▸ WHAT YOU SHOULD DO:
Transcribe every line exactly and omit anything that is a picture.

▸ COLLECTED MATERIAL:
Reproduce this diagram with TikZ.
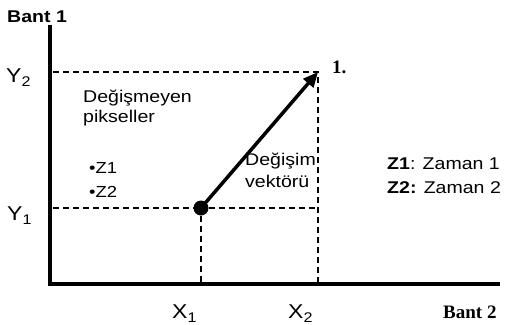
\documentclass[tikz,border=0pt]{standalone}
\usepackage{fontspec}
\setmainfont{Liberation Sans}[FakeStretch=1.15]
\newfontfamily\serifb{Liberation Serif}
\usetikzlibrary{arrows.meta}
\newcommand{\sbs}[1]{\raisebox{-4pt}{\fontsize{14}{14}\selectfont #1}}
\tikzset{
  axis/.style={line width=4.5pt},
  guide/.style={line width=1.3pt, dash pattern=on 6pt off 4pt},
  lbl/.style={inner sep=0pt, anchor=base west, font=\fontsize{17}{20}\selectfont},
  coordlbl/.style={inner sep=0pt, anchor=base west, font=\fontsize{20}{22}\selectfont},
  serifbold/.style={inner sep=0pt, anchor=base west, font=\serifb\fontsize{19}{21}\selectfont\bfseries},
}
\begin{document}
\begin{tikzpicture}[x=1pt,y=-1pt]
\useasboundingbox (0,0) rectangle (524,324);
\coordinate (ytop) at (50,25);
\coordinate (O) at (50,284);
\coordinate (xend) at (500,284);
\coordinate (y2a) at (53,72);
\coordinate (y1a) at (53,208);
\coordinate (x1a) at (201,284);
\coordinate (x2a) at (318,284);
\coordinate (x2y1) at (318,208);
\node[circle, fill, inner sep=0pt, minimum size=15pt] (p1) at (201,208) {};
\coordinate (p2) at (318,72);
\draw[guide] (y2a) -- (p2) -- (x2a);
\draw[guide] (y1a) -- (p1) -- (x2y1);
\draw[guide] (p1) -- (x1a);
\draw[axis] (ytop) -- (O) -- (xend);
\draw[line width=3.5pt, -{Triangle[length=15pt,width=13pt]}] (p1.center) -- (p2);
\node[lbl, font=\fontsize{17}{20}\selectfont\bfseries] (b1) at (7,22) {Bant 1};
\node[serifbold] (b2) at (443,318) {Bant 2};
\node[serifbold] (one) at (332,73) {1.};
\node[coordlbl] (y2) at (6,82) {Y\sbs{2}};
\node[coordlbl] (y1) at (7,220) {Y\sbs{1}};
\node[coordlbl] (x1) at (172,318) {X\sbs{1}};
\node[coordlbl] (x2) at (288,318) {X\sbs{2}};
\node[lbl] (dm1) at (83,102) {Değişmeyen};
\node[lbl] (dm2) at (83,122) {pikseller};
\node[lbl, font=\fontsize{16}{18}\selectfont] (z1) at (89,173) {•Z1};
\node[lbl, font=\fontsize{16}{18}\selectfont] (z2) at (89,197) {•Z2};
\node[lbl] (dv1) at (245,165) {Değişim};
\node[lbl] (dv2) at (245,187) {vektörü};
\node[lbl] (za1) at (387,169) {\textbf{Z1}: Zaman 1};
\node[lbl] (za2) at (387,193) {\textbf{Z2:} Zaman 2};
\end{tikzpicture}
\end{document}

▸ OUTPUT FOR THIS EXERCISE:
Reproduce this diagram with TikZ.
\documentclass[tikz,border=0pt]{standalone}
\usepackage{fontspec}
\setmainfont{Liberation Sans}[FakeStretch=1.15]
\newfontfamily\serifb{Liberation Serif}
\usetikzlibrary{arrows.meta}
\newcommand{\sbs}[1]{\raisebox{-4pt}{\fontsize{14}{14}\selectfont #1}}
\tikzset{
  axis/.style={line width=4.5pt},
  guide/.style={line width=1.3pt, dash pattern=on 6pt off 4pt},
  lbl/.style={inner sep=0pt, anchor=base west, font=\fontsize{17}{20}\selectfont},
  coordlbl/.style={inner sep=0pt, anchor=base west, font=\fontsize{20}{22}\selectfont},
  serifbold/.style={inner sep=0pt, anchor=base west, font=\serifb\fontsize{19}{21}\selectfont\bfseries},
}
\begin{document}
\begin{tikzpicture}[x=1pt,y=-1pt]
\useasboundingbox (0,0) rectangle (524,324);
\coordinate (ytop) at (50,25);
\coordinate (O) at (50,284);
\coordinate (xend) at (500,284);
\coordinate (y2a) at (53,72);
\coordinate (y1a) at (53,208);
\coordinate (x1a) at (201,284);
\coordinate (x2a) at (318,284);
\coordinate (x2y1) at (318,208);
\node[circle, fill, inner sep=0pt, minimum size=15pt] (p1) at (201,208) {};
\coordinate (p2) at (318,72);
\draw[guide] (y2a) -- (p2) -- (x2a);
\draw[guide] (y1a) -- (p1) -- (x2y1);
\draw[guide] (p1) -- (x1a);
\draw[axis] (ytop) -- (O) -- (xend);
\draw[line width=3.5pt, -{Triangle[length=15pt,width=13pt]}] (p1.center) -- (p2);
\node[lbl, font=\fontsize{17}{20}\selectfont\bfseries] (b1) at (7,22) {Bant 1};
\node[serifbold] (b2) at (443,318) {Bant 2};
\node[serifbold] (one) at (332,73) {1.};
\node[coordlbl] (y2) at (6,82) {Y\sbs{2}};
\node[coordlbl] (y1) at (7,220) {Y\sbs{1}};
\node[coordlbl] (x1) at (172,318) {X\sbs{1}};
\node[coordlbl] (x2) at (288,318) {X\sbs{2}};
\node[lbl] (dm1) at (83,102) {Değişmeyen};
\node[lbl] (dm2) at (83,122) {pikseller};
\node[lbl, font=\fontsize{16}{18}\selectfont] (z1) at (89,173) {•Z1};
\node[lbl, font=\fontsize{16}{18}\selectfont] (z2) at (89,197) {•Z2};
\node[lbl] (dv1) at (245,165) {Değişim};
\node[lbl] (dv2) at (245,187) {vektörü};
\node[lbl] (za1) at (387,169) {\textbf{Z1}: Zaman 1};
\node[lbl] (za2) at (387,193) {\textbf{Z2:} Zaman 2};
\end{tikzpicture}
\end{document}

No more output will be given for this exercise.